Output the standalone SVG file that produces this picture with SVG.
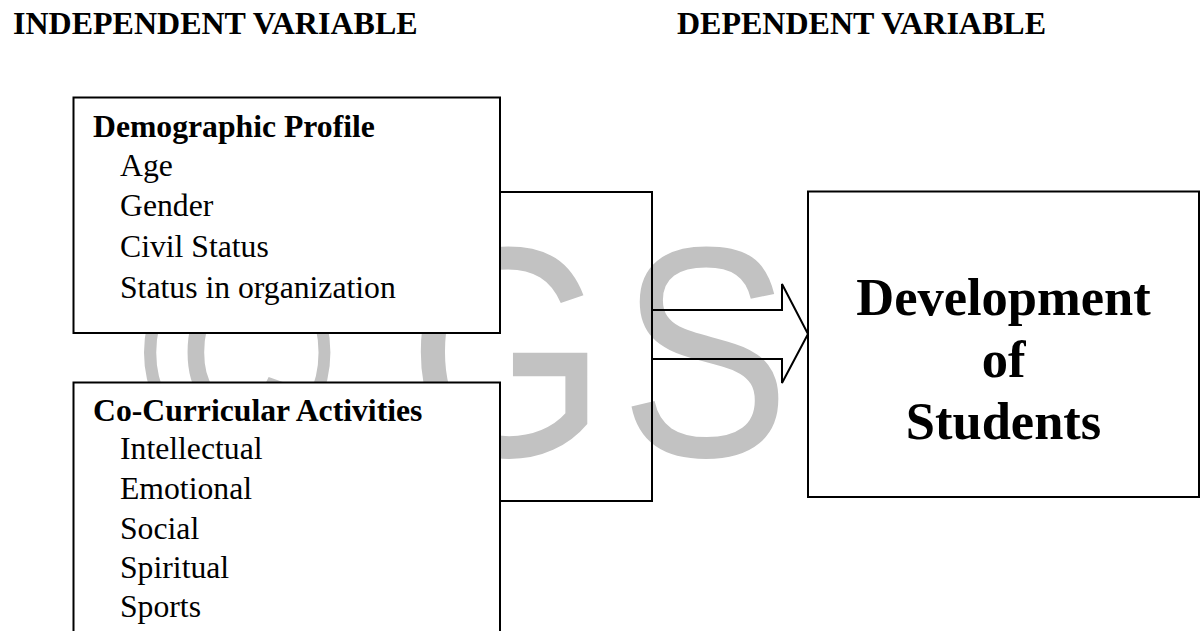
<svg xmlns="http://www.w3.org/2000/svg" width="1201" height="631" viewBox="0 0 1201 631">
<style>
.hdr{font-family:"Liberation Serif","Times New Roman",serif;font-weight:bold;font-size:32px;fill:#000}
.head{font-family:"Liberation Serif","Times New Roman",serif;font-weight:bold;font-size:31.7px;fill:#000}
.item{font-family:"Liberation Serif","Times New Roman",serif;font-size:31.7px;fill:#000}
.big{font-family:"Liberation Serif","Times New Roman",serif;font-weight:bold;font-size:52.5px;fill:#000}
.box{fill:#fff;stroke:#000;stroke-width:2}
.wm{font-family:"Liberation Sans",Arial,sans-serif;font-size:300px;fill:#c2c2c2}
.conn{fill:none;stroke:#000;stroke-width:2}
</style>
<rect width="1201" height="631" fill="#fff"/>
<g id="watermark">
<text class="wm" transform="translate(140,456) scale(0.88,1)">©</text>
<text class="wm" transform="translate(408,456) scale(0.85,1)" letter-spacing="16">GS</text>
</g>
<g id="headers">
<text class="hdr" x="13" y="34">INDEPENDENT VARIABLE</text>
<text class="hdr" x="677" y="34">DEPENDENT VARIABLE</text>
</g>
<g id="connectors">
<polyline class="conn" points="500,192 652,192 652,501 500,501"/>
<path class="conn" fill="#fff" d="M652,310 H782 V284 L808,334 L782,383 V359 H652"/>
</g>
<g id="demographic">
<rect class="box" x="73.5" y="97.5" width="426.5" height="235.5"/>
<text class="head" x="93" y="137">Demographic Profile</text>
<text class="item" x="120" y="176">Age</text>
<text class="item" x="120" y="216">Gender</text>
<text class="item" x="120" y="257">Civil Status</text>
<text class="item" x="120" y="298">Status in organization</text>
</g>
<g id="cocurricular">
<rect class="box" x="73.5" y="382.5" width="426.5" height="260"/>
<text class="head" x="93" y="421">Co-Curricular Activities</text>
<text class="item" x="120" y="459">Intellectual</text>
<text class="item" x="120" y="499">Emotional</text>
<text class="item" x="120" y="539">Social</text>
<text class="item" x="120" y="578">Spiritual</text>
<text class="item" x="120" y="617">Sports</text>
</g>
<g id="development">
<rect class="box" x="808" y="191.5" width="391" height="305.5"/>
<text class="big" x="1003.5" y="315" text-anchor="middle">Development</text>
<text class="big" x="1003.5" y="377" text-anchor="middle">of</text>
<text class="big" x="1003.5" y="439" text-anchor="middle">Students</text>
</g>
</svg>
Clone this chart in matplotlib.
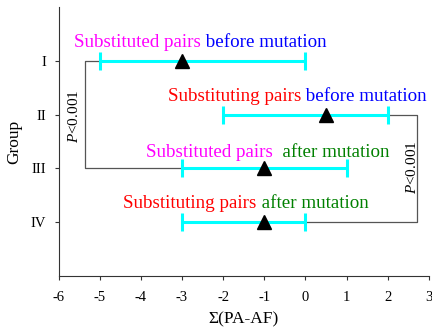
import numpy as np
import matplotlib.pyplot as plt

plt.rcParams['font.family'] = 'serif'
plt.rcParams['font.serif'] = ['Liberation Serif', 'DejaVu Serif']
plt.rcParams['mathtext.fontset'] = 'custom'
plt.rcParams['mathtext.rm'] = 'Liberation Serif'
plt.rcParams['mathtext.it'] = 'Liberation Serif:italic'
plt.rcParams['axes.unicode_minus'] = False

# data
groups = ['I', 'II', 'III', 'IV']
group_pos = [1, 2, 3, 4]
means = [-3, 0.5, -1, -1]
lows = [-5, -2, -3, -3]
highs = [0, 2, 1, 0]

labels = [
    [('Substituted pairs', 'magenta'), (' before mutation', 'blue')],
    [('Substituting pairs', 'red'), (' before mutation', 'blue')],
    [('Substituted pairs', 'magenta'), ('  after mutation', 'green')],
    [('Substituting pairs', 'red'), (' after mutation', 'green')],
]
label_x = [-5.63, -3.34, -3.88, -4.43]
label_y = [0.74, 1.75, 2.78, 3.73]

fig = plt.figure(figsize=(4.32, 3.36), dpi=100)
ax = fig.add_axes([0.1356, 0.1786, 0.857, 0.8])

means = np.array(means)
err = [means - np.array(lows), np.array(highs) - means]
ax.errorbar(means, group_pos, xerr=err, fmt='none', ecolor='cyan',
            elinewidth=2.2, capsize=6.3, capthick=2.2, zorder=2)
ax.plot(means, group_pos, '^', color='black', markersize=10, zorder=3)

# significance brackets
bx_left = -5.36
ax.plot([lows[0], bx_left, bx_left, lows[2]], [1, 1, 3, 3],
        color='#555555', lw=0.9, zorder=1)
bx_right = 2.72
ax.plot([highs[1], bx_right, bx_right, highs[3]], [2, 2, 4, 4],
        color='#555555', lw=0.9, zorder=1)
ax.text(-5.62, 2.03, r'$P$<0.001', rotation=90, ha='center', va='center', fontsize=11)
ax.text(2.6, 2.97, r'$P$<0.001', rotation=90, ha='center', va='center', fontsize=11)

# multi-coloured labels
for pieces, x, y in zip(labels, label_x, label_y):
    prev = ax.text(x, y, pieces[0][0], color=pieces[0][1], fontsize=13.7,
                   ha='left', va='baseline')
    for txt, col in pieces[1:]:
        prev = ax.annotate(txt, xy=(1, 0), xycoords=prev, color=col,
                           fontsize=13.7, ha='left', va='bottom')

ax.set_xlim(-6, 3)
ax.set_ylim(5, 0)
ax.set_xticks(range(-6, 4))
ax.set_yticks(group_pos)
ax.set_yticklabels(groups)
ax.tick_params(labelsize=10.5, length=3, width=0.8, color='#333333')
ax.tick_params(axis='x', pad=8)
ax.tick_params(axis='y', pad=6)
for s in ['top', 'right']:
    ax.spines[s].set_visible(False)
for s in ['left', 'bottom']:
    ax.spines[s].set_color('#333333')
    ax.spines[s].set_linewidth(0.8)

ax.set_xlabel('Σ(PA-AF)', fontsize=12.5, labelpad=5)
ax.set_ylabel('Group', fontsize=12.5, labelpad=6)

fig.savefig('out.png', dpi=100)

..........

Give back only the lines from the one holding "Clone this chart in matplotlib." through the one holding "ax = fig.add_axes([0.1356, 0.1786, 0.857, 0.8])", both kept, exactly as written. Omit the images.

**RESULT OF THE TASK:**
Clone this chart in matplotlib.
import numpy as np
import matplotlib.pyplot as plt

plt.rcParams['font.family'] = 'serif'
plt.rcParams['font.serif'] = ['Liberation Serif', 'DejaVu Serif']
plt.rcParams['mathtext.fontset'] = 'custom'
plt.rcParams['mathtext.rm'] = 'Liberation Serif'
plt.rcParams['mathtext.it'] = 'Liberation Serif:italic'
plt.rcParams['axes.unicode_minus'] = False

# data
groups = ['I', 'II', 'III', 'IV']
group_pos = [1, 2, 3, 4]
means = [-3, 0.5, -1, -1]
lows = [-5, -2, -3, -3]
highs = [0, 2, 1, 0]

labels = [
    [('Substituted pairs', 'magenta'), (' before mutation', 'blue')],
    [('Substituting pairs', 'red'), (' before mutation', 'blue')],
    [('Substituted pairs', 'magenta'), ('  after mutation', 'green')],
    [('Substituting pairs', 'red'), (' after mutation', 'green')],
]
label_x = [-5.63, -3.34, -3.88, -4.43]
label_y = [0.74, 1.75, 2.78, 3.73]

fig = plt.figure(figsize=(4.32, 3.36), dpi=100)
ax = fig.add_axes([0.1356, 0.1786, 0.857, 0.8])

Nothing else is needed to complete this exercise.